When we got our Whip sailboat (Sail # 33 – manufactured by SailMFG) my daughter thought the name North Star sounded pretty good. I didn’t have any objections, and since it was a name that I would never have gotten to on my own, I thought it might be somewhat providential, and supported the name. Mind you, since we only used that boat on three occasions because it was just too small for the four of us, we never actually put a physical name on it. We just thought of it as North Star, and that was the end of it. When we (I) realized that the entire family might at least tolerate sailing, I decided it was time to buy a larger boat.
Somehow, my search lead to me a great non-profit in the Annapolis area, CRAB: Chesapeake Region Accessible Boating. CRAB is “dedicated to making the thrill of sailing a reality for physically and/or developmentally-challenged individuals and for those individuals whose financial circumstances preclude their participation in recreation on the waters of Chesapeake Bay.” They hold open sailing days throughout the sailing season on specially equipped boats that allow people with a variety of disabilities to enjoy the fun of sailing. CRAB receives donations of boats, and sells them in order to raise money to fund the operation. I happened to go to their website (http://crabsailing.org/), found a few boats that sounded good, and conferred with the Executive Director. After looking at several boats at a marina in Arnold, MD, I decided to purchase a 1984 MacGregor 25 in very good condition.
When we bought the Macgregor 25, there was no name on it, and naming it seemed like an important responsibility. My daughter went with me when I paid for the boat, and seemed genuinely excited about the purchase. We discussed several boat names on the way home, knowing that we had to confer with my wife and son before any final decision was made. Several names came to mind:
Yin Yang the symbol, not the words
Defiant (I always preferred Star Trek: Deep Space Nine)

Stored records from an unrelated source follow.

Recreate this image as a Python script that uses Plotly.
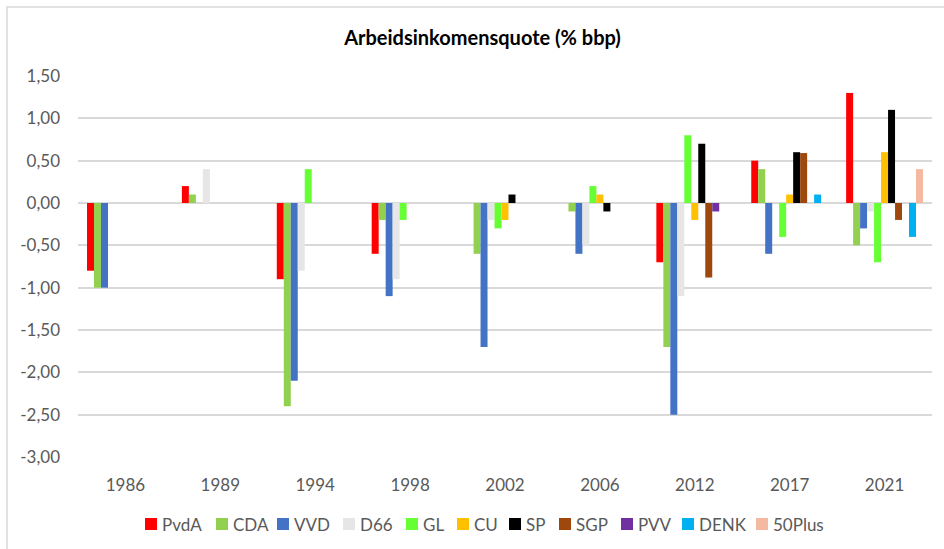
import plotly.graph_objects as go

years = ["1986", "1989", "1994", "1998", "2002", "2006", "2012", "2017", "2021"]
N = None
PvdA   = [-0.8, 0.2, -0.9, -0.6, N, N, -0.7, 0.5, 1.3]
CDA    = [-1.0, 0.1, -2.4, -0.2, -0.6, -0.1, -1.7, 0.4, -0.5]
VVD    = [-1.0, N, -2.1, -1.1, -1.7, -0.6, -2.5, -0.6, -0.3]
D66    = [N, 0.4, -0.8, -0.9, -0.2, -0.5, -1.1, N, -0.1]
GL     = [N, N, 0.4, -0.2, -0.3, 0.2, 0.8, -0.4, -0.7]
CU     = [N, N, N, N, -0.2, 0.1, -0.2, 0.1, 0.6]
SP     = [N, N, N, N, 0.1, -0.1, 0.7, 0.6, 1.1]
SGP    = [N, N, N, N, N, N, -0.88, 0.59, -0.2]
PVV    = [N, N, N, N, N, N, -0.1, N, N]
DENK   = [N, N, N, N, N, N, N, 0.1, -0.4]
Plus50 = [N, N, N, N, N, N, N, N, 0.4]

tick_vals = [1.5, 1.0, 0.5, 0.0, -0.5, -1.0, -1.5, -2.0, -2.5, -3.0]
tick_labels = ["1,50", "1,00", "0,50", "0,00", "-0,50", "-1,00", "-1,50", "-2,00", "-2,50", "-3,00"]

series = [
    ("PvdA", PvdA, "#FF0000"),
    ("CDA", CDA, "#92D050"),
    ("VVD", VVD, "#4472C4"),
    ("D66", D66, "#E7E6E6"),
    ("GL", GL, "#66FF33"),
    ("CU", CU, "#FFC000"),
    ("SP", SP, "#000000"),
    ("SGP", SGP, "#9E480E"),
    ("PVV", PVV, "#7030A0"),
    ("DENK", DENK, "#00B0F0"),
    ("50Plus", Plus50, "#F4B9A0"),
]

fig = go.Figure()
for name, vals, col in series:
    fig.add_trace(go.Bar(x=years, y=vals, name=name, marker_color=col,
                         marker_line_width=0, showlegend=False))

W, H = 944, 549
L, R, T, B = 78, 12, 76, 92
pw = W - L - R
ph = H - T - B

def px_x(x):
    return (x - L) / pw

def px_y(y):
    return (H - B - y) / ph

font_family = "Lato, 'Open Sans', sans-serif"
txt_col = "#595959"

# manual legend (layout positions in pixels)
legend_x = [145, 216, 277, 343, 406, 457, 509, 559, 621, 682, 756]
legend_y = 524
sq = 12
shapes = [dict(type="rect", xref="paper", yref="paper",
               x0=px_x(7), x1=px_x(960), y0=px_y(570), y1=px_y(7),
               line=dict(color="#D9D9D9", width=1.5), layer="below")]
annotations = []
for (name, vals, col), lx in zip(series, legend_x):
    shapes.append(dict(type="rect", xref="paper", yref="paper",
                       x0=px_x(lx), x1=px_x(lx + sq),
                       y0=px_y(legend_y + sq / 2), y1=px_y(legend_y - sq / 2),
                       fillcolor=col, line=dict(width=0)))
    annotations.append(dict(text=name, xref="paper", yref="paper",
                            x=px_x(lx + sq + 3), y=px_y(legend_y),
                            xanchor="left", yanchor="middle", showarrow=False,
                            font=dict(size=17, color=txt_col, family=font_family)))

fig.update_layout(
    width=W, height=H,
    margin=dict(l=L, r=R, t=T, b=B, autoexpand=False),
    paper_bgcolor="white", plot_bgcolor="white",
    barmode="group", bargap=0.19, bargroupgap=0,
    font=dict(family=font_family, color=txt_col, size=17),
    title=dict(text="<b>Arbeidsinkomensquote (% bbp)</b>",
               xref="container", x=482.5 / W, xanchor="center",
               yref="container", y=1 - 38 / H, yanchor="middle",
               font=dict(size=20, color="#000000", family=font_family)),
    xaxis=dict(type="category", showgrid=False, showline=False, ticks="",
               ticklabelstandoff=16,
               tickfont=dict(size=17, color=txt_col)),
    yaxis=dict(range=[-3.0, 1.5], tickvals=tick_vals, ticktext=tick_labels,
               showgrid=True, gridcolor="#D9D9D9", gridwidth=1.5,
               zeroline=True, zerolinecolor="#D9D9D9", zerolinewidth=1.5,
               showline=False, ticks="", ticklabelstandoff=17,
               tickfont=dict(size=17, color=txt_col)),
    showlegend=False,
    shapes=shapes,
    annotations=annotations,
)

fig.write_html("out.html", config={"displayModeBar": False},
               post_script="document.body.style.margin='0';")
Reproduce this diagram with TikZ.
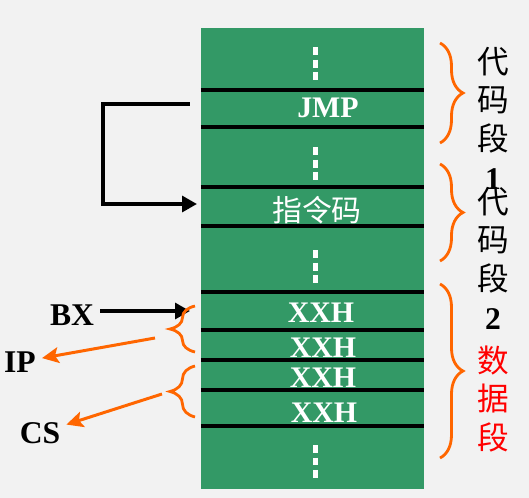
\documentclass[tikz,border=0pt]{standalone}
\usepackage{fontspec}
\setmainfont{Liberation Serif}
\newfontfamily\cjk{Noto Sans CJK SC}
\usetikzlibrary{arrows.meta, decorations.pathreplacing}
\definecolor{memgreen}{HTML}{339966}
\definecolor{pagebg}{HTML}{F2F2F2}
\definecolor{braceorange}{HTML}{FF6600}
\definecolor{segred}{HTML}{FF0000}

\begin{document}
\begin{tikzpicture}[
    x=0.02cm, y=-0.02cm,
    rowline/.style={black, line width=2pt},
    vdots/.style={white, line width=0.1cm, dash pattern=on 0.16cm off 0.09cm},
    cell/.style={text=white, font=\fontsize{17pt}{17pt}\selectfont\bfseries, inner sep=0pt},
    cellcn/.style={text=white, font=\fontsize{17pt}{17pt}\selectfont\cjk, inner sep=0pt},
    reg/.style={font=\fontsize{18pt}{18pt}\selectfont\bfseries},
    segcol/.style={align=center, inner sep=0pt,
      font=\fontsize{18pt}{22pt}\selectfont\cjk},
    blkarr/.style={black, line width=2pt, -{Triangle[length=8.5pt, width=9pt]}},
    oarr/.style={braceorange, line width=1.7pt, -{Stealth[length=9.5pt, width=9pt, inset=2pt]}},
    rbrace/.style={braceorange, line width=1.6pt,
      decorate, decoration={brace, amplitude=0.46cm}},
    lbrace/.style={braceorange, line width=1.6pt,
      decorate, decoration={brace, amplitude=0.5cm}},
  ]
  % page and memory column
  \fill[pagebg] (0,0) rectangle (529,498);
  \useasboundingbox (0,0) rectangle (529,498);
  \fill[memgreen] (201,28) coordinate (memtop) rectangle (424,489) coordinate (membot);

  \foreach \y in {90,127,187,226,292,330,360,390,426}
    \draw[rowline] (201,\y) -- (424,\y);
  \foreach \y in {47,147,250,445}
    \draw[vdots] (316,\y) -- ++(0,33);

  % cell contents
  \node[cell]   (jmp)  at (328,108) {JMP};
  \node[cellcn] (op)   at (317,210) {指令码};
  \node[cell]   (xxha) at (321,313) {XXH};
  \node[cell]   (xxhb) at (323,348) {XXH};
  \node[cell]   (xxhc) at (323,378) {XXH};
  \node[cell]   (xxhd) at (324,413) {XXH};

  % segment labels
  \draw[rbrace] (440,43) -- (440,143);
  \draw[rbrace] (440,164) -- (440,261);
  \draw[rbrace] (440,284) -- (440,458);
  \node[segcol] (segcode1) at (493,118) {代\\码\\段\\\rmfamily\bfseries 1};
  \node[segcol] (segcode2) at (493,258) {代\\码\\段\\\rmfamily\bfseries 2};
  \node[segcol, text=segred] (segdata) at (493,399) {数\\据\\段};

  % jump back to the opcode
  \coordinate (jsrc) at (190,104);
  \coordinate (jdst) at (197,204);
  \draw[blkarr] (jsrc) -- ++(-87,0) |- (jdst);

  % registers
  \node[reg] (bx) at (72,315) {BX};
  \node[reg] (ip) at (20,362) {IP};
  \node[reg] (cs) at (40,433) {CS};
  \coordinate (bxdst) at (190,311);
  \draw[blkarr] (bxdst -| bx.east) -- (bxdst);

  \draw[lbrace] (195,352) -- (195,306);
  \draw[lbrace] (195,417) -- (195,366);
  \coordinate (ipsrc) at (155,338);
  \coordinate (cssrc) at (162,394);
  \draw[oarr] (ipsrc) -- (ip);
  \draw[oarr] (cssrc) -- (cs);
\end{tikzpicture}
\end{document}
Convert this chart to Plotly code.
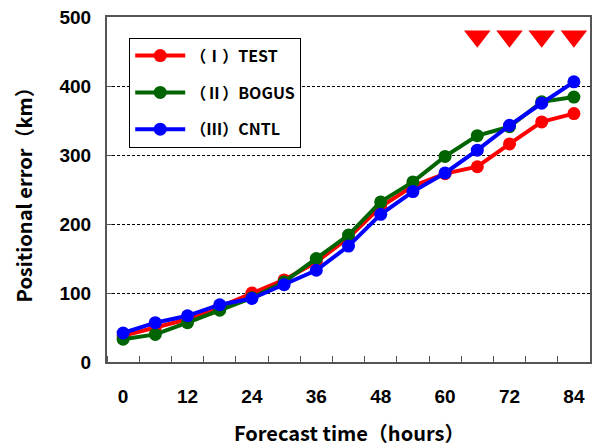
import plotly.graph_objects as go

hours = [0, 6, 12, 18, 24, 30, 36, 42, 48, 54, 60, 66, 72, 78, 84]
test = [38, 50, 62, 80, 100, 119, 145, 180, 225, 255, 273, 283, 316, 348, 360]
bogus = [33, 40, 57, 75, 93, 116, 150, 184, 232, 261, 298, 328, 341, 377, 384]
cntl = [42, 57, 67, 83, 92, 112, 133, 168, 214, 247, 274, 307, 343, 375, 406]
names = ["（Ⅰ）TEST", "（Ⅱ）BOGUS", "（Ⅲ）CNTL"]
colors = ["#ff0000", "#006400", "#0000ff"]
signif_hours = [66, 72, 78, 84]
x_ticks = [0, 12, 24, 36, 48, 60, 72, 84]
y_ticks = [0, 100, 200, 300, 400, 500]
x_title = "Forecast time（hours）"
y_title = "Positional error（km）"

CJK = "Noto Sans CJK JP"
fig = go.Figure()
for i, (nm, col, ys) in enumerate(zip(names, colors, [test, bogus, cntl])):
    fig.add_trace(go.Scatter(
        x=hours, y=ys, name=nm, mode="lines+markers", legendgroup=str(i),
        line=dict(color=col, width=4),
        marker=dict(color=col, size=13),
        cliponaxis=False,
    ))

fig.add_trace(go.Scatter(
    x=signif_hours, y=[472] * len(signif_hours), mode="markers", showlegend=False,
    marker=dict(symbol="triangle-down", color="#ff0000", size=23, line=dict(width=0)),
    cliponaxis=False,
))

fig.update_layout(
    width=595, height=448,
    margin=dict(l=107, r=5, t=17, b=86, autoexpand=False),
    paper_bgcolor="white", plot_bgcolor="white",
    showlegend=True,
    legend=dict(
        x=0.046, y=0.94, xanchor="left", yanchor="top",
        bgcolor="white", bordercolor="black", borderwidth=1,
        font=dict(family=CJK, size=16, color="black", weight="bold"),
        tracegroupgap=13, itemwidth=50,
    ),
    xaxis=dict(
        range=[-3, 87], tickvals=x_ticks, ticktext=[str(v) for v in x_ticks],
        ticks="", showgrid=False, zeroline=False, automargin=False,
        showline=True, linecolor="#555555", linewidth=2, mirror=True,
        ticklabelstandoff=16,
        tickfont=dict(family="Liberation Sans", size=19, color="black", weight="bold"),
        minor=dict(tick0=3, dtick=6, ticks="inside", ticklen=6, tickcolor="#555555", tickwidth=1, showgrid=False),
    ),
    yaxis=dict(
        range=[0, 500], tickvals=y_ticks, automargin=False,
        ticks="inside", ticklen=5, tickcolor="#555555",
        showgrid=True, gridcolor="black", griddash="3px,2px", gridwidth=1,
        zeroline=False, ticklabelstandoff=10,
        showline=True, linecolor="#555555", linewidth=2, mirror=True,
        tickfont=dict(family="Liberation Sans", size=19, color="black", weight="bold"),
    ),
    annotations=[
        dict(text=y_title, textangle=-90, x=-0.172, y=0.5, xref="paper", yref="paper",
             xanchor="center", yanchor="middle", showarrow=False,
             font=dict(family=CJK, size=20, color="black", weight="bold")),
        dict(text=x_title, x=0.5, y=-0.205, xref="paper", yref="paper",
             xanchor="center", yanchor="middle", showarrow=False,
             font=dict(family=CJK, size=20, color="black", weight="bold")),
    ],
)

fig.write_html("out.html", config={"displayModeBar": False},
               post_script="document.body.style.margin='0';")
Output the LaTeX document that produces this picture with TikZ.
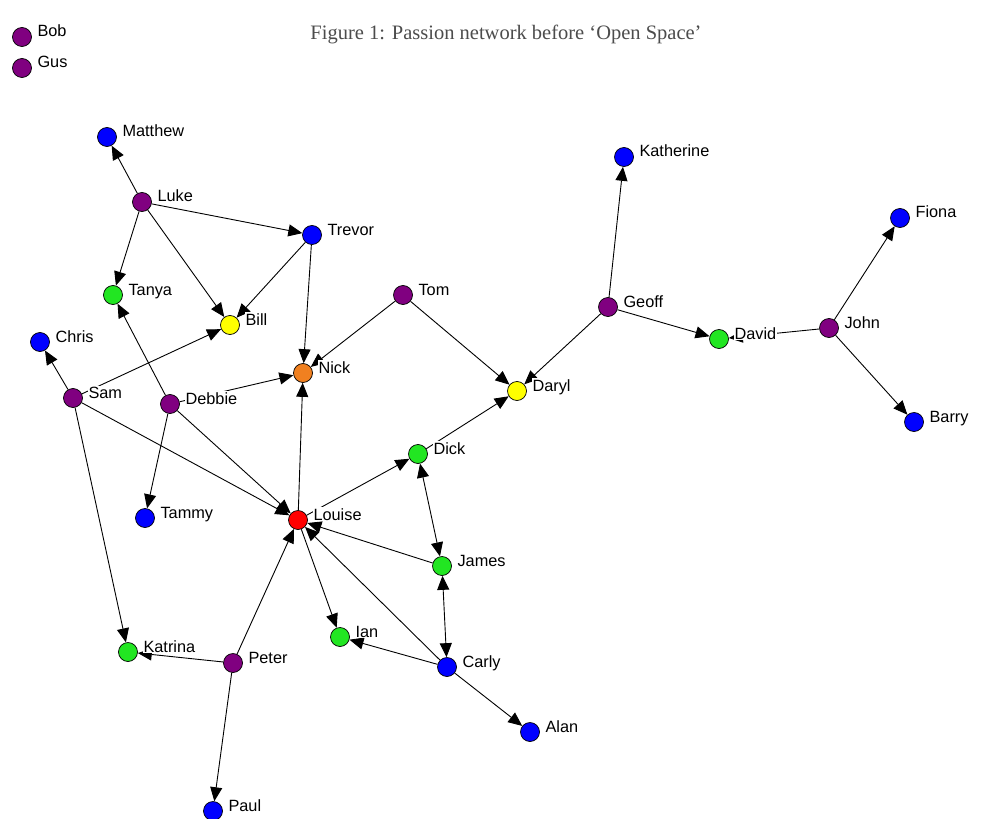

We really didn’t make any headway in discussing the name among the 4 of us, and we agreed that perhaps my sailing/ motoring the boat down to Solomons might provide some insights. Actually, it did. Our last couple of hours was in the dark with a full moon, so all of a sudden Moonglow and Evening Star became my favorites. Hercules I reserved as a nickname for the engine. And they were at the bottom of the list for my son and daughter. At this time, I pretty much decided that I didn’t want a name for the damn boat. I mean, there isn’t a law about that, right?
Well, for the December holidays (we celebrate Hanukkah, Christmas and Kwanzaa) we traveled to Florida for an acting program, and took an important side trip to kayak with the manatees. My daughter is enthralled with manatees and has been for years. After kayaking with these animals in Florida, we were all hooked. I even have a manatee cursor for my computer. One of my daughter’s holiday gifts was to adopt a manatee from the Save the Manatee Club. We chose a manatee who had been seen in both Cape Cod, where we used to vacation, in New Jersey where we used to live and in the Chesapeake Bay, where we live now. His name is Ilya and he may be one of the most famous manatees in the country, as noted in this post:
The name Siren or Sirenian, the genus of manatees was my first suggestion, but my daughter said, “why don’t we just name the boat after Ilya?” And so it goes.